Leicester had been trying to get a local UAF group running for a while. We had managed to get a number of people to some of the national mobilisations against the EDL, as well as days of action against the BNP. We that knew sooner or later the fascists would target our multiracial city.

When the EDL announced they would march on 9 October 2010 we assumed that there would be a national UAF mobilisation. But we received a call from the UAF national office telling us that we had to build a local demo. Our first reaction was, “You’ve got to be joking!”

We resolved to hold a counter-mobilisation on the same day as the EDL march. The group emailed every trade union and councillor in the city looking for support. The only response came from the PCS public service union, who said they would be there with their banner, as well as backing from three local councillors.

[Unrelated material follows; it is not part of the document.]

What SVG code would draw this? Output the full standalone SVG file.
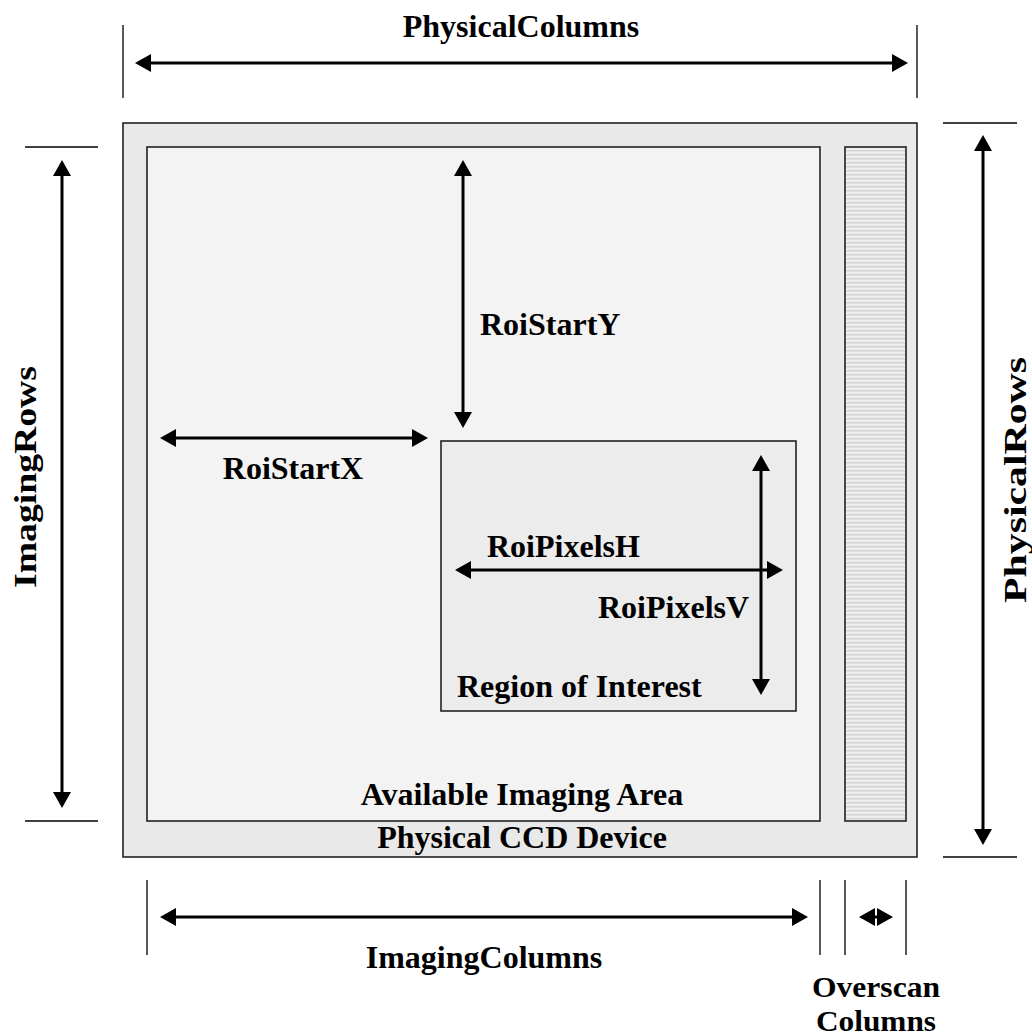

Muslim organisations were worried there would be violence, and feared for their youth. The churches opted for a prayer vigil on the Friday. The city council put out a message to discourage people from protesting.

As we had no formal support for the Saturday protest, we just went on our own. We leafleted the mosques, the town centre, and every workplace we could think of. We emailed and phoned everyone we knew. We contacted the Indian Workers Association who agreed to put out a joint statement. They hosted a meeting with some 150 people. We also held a public meeting in the city’s multicultural neighbourhoods.

The Kurdish community told us that the police had visited community groups and told them that the EDL were not “racists” and the best thing was for them to stay out of town on the day. That Saturday we took a huge risk – we did not know if 20 people or 500 people would turn out – actually over 700 people joined us. It was a great success.

We knew our mobilisation was a risk, but we were convinced that if we allowed the EDL to march unchallenged they would keep coming back. On the day the EDL rampaged through the city, culminating in a horrible attack on Asian cafe.

After that demo Leicester UAF grew to become an established and important organisation, and when the EDL returned in February 2012 we had all the unions on our side. But again we faced harassment by the council and the police when we vowed to hold a counter-demonstration.

As chair of UAF, I was threatened with arrest if anyone dared to protest in the city centre. I had to formally resign my position, and on the day “individuals” – including councillors and trade unionists – held an unofficial protest near to where the EDL were gathering. But it was an important show of defiance, and a clear message that we would not be pushed around.